Dollar Marks Time Before ADP Report, ECB Meeting and Jobs Data

  • Trade deficit is widest in 5 years; Wilbur Ross cites weak FX
  • Dollar-yen may orbit 114.00 until Friday amid option pull

The dollar was little changed as traders waited out the event risk stacked in the latter half of the week.

The Bloomberg dollar index rose less than 0.1 percent to 1,245.60, just above its 100-day moving average, as losses against the Mexican peso and the Korean won offset advances elsewhere. The dollar relinquished slender gains after Commerce Secretary Wilbur Ross said that the dollar was not strong, so much as other currencies may be weak. Ross’s remarks came shortly after the U.S. reported that the January trade deficit widened to $48.5 billion.

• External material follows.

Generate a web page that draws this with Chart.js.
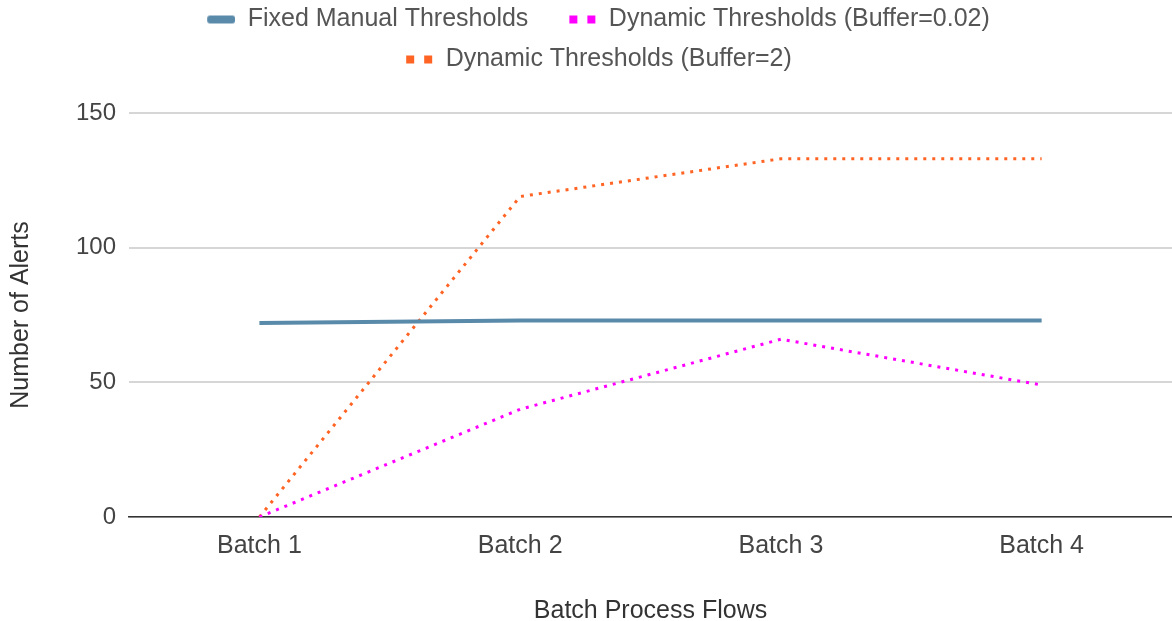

  • FX trading flows were quite muted as market participants sought fresh trading catalysts that may come either from the ECB meeting or, more likely, Friday’s U.S. employment report, traders on both sides of the Atlantic said.
  • While euro area economic data shows a mostly improved tone, traders expect that the ECB will maintain its steady policy path at least through the French presidential elections, if not the German election in October. Economists surveyed by Bloomberg expect the bank to maintain its rigid stance at least through June before changing its tune. Rate hikes are not likely before next year, the economists say.
  • With a March rate hike from the Fed seen as a near certainty, traders will use the Wednesday ADP employment report to fine-tune expectations for Friday’s job data, which may, in turn, provide clues into the timing of any further rate increases; if job creation remains near the recent monthly pace ~200k, and if hourly earnings show gains close to the expected 2.8% annual pace, the Fed may need to explain whether its expected number of hikes in 2017 remains at not more than 3, traders say.
  • EUR/USD is trading in familiar territory near 1.0570; it has been trapped close to 1.0600 for most of the past month as the USD loses traction despite rising Treasury yields that have outpaced modest increases in comparable EGB yields.
  • EUR bids are in place below 1.0560 but it’ll take a break under last week’s low ~1.0495 for momentum to really pick up, and then only if traders and macro players perceive the metrics have shifted in the dollar’s favor, something which could come with more clarity on U.S. fiscal stimulus plans.
  • USD/JPY is trading near its high at 114.15, with the pair supported by a rise in Treasury yields as bond traders deal with a second day of heavy corporate bond issuance as well as the start of a Treasury auction cycle that began with today’s 3-year note auction; the pair is trading below the Ichimoku cloud for 2nd day, while holding above Monday’s 113.56 low that may offer nearest tech support.
  • Offers are in place at 114.15/20 and again ~114.40 while bids are positioned under 113.50, traders said.; pair may feel the pull of a large 114.00 expiry that rolls off on Friday.